WHAT IS EXPECTED :: Omit every picture, and retype the lines that run from the beginning of the data below through the line containing "(back) at (7,0);", inclusive.

╭──

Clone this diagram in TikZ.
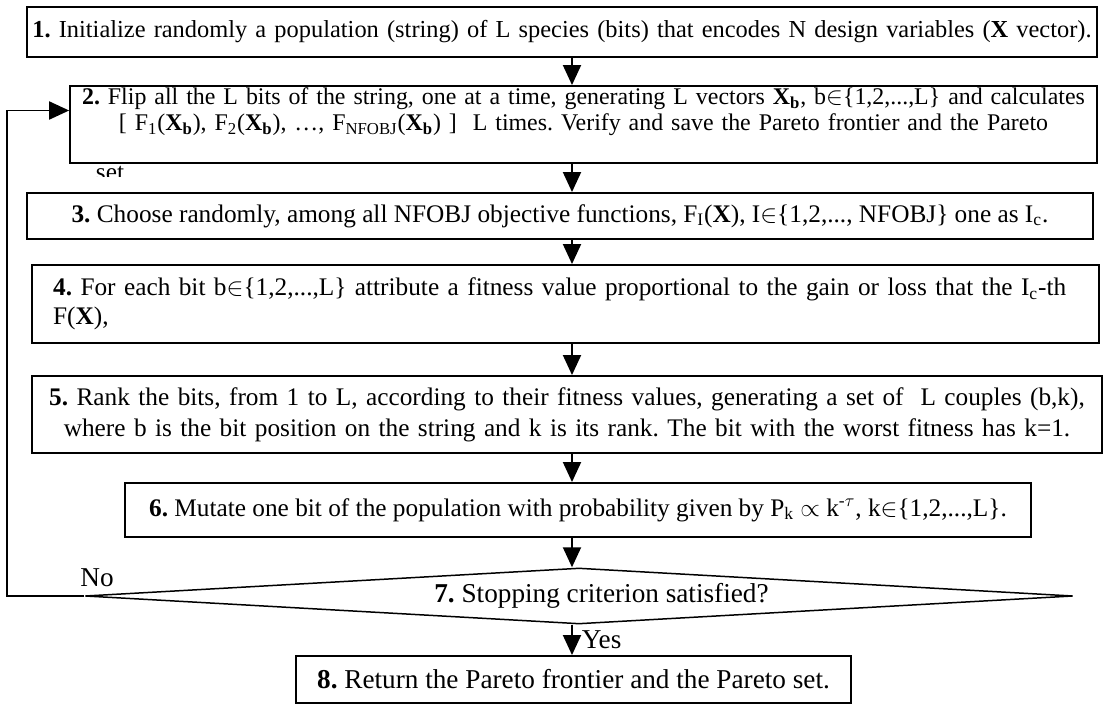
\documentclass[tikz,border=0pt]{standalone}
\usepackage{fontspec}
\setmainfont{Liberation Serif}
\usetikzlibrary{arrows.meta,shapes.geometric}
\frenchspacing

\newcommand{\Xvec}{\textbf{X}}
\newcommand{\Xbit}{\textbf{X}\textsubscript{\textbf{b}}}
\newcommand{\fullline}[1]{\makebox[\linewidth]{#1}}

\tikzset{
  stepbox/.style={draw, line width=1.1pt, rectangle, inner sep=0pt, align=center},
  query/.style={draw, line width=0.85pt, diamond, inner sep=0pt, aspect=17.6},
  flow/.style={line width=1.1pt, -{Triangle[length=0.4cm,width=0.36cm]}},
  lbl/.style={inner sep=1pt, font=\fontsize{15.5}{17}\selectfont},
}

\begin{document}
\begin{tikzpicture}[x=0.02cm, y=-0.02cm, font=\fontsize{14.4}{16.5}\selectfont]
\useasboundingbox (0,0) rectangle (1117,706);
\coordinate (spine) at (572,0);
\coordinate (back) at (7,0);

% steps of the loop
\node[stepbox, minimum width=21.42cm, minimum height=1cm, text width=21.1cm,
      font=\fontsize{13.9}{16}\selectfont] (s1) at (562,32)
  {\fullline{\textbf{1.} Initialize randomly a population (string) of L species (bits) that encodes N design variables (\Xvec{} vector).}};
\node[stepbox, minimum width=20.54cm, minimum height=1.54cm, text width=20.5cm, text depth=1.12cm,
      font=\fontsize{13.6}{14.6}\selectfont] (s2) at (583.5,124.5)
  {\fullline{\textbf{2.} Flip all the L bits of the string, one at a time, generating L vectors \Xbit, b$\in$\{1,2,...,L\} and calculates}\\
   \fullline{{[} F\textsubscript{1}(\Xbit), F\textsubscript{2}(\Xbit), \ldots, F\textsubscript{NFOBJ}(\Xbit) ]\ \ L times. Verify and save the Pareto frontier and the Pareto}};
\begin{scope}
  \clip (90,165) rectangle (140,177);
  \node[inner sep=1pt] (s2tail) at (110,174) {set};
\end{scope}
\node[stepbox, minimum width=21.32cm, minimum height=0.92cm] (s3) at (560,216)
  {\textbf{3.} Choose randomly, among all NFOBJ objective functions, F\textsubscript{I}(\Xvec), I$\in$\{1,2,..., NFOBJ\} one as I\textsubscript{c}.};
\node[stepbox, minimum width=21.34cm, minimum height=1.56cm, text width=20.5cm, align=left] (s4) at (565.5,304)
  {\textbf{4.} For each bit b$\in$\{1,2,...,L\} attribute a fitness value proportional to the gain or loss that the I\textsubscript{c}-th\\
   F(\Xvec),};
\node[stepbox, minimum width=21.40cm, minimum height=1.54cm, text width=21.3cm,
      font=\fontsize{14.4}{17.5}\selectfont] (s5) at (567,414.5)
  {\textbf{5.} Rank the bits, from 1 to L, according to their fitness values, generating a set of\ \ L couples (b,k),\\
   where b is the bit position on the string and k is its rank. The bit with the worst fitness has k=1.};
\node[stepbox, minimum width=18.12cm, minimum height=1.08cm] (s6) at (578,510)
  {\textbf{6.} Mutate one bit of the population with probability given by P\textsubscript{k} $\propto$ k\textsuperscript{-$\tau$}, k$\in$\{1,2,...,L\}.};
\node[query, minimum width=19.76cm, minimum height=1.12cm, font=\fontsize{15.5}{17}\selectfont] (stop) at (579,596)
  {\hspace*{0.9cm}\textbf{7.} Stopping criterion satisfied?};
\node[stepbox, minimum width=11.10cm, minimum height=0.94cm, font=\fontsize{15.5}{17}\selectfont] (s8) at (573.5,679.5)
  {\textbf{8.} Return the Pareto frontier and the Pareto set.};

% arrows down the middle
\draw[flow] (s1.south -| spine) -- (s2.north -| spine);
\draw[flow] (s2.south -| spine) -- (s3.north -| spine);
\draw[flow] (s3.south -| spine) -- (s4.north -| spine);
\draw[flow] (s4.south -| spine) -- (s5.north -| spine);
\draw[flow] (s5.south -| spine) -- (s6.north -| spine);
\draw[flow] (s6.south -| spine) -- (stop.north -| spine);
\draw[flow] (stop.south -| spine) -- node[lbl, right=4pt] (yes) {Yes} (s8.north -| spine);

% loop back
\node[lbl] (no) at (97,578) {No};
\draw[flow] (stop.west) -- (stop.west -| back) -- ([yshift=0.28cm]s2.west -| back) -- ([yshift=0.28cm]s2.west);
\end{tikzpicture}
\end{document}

╰──

RESPONSE TO THE EXERCISE ::
Clone this diagram in TikZ.
\documentclass[tikz,border=0pt]{standalone}
\usepackage{fontspec}
\setmainfont{Liberation Serif}
\usetikzlibrary{arrows.meta,shapes.geometric}
\frenchspacing

\newcommand{\Xvec}{\textbf{X}}
\newcommand{\Xbit}{\textbf{X}\textsubscript{\textbf{b}}}
\newcommand{\fullline}[1]{\makebox[\linewidth]{#1}}

\tikzset{
  stepbox/.style={draw, line width=1.1pt, rectangle, inner sep=0pt, align=center},
  query/.style={draw, line width=0.85pt, diamond, inner sep=0pt, aspect=17.6},
  flow/.style={line width=1.1pt, -{Triangle[length=0.4cm,width=0.36cm]}},
  lbl/.style={inner sep=1pt, font=\fontsize{15.5}{17}\selectfont},
}

\begin{document}
\begin{tikzpicture}[x=0.02cm, y=-0.02cm, font=\fontsize{14.4}{16.5}\selectfont]
\useasboundingbox (0,0) rectangle (1117,706);
\coordinate (spine) at (572,0);
\coordinate (back) at (7,0);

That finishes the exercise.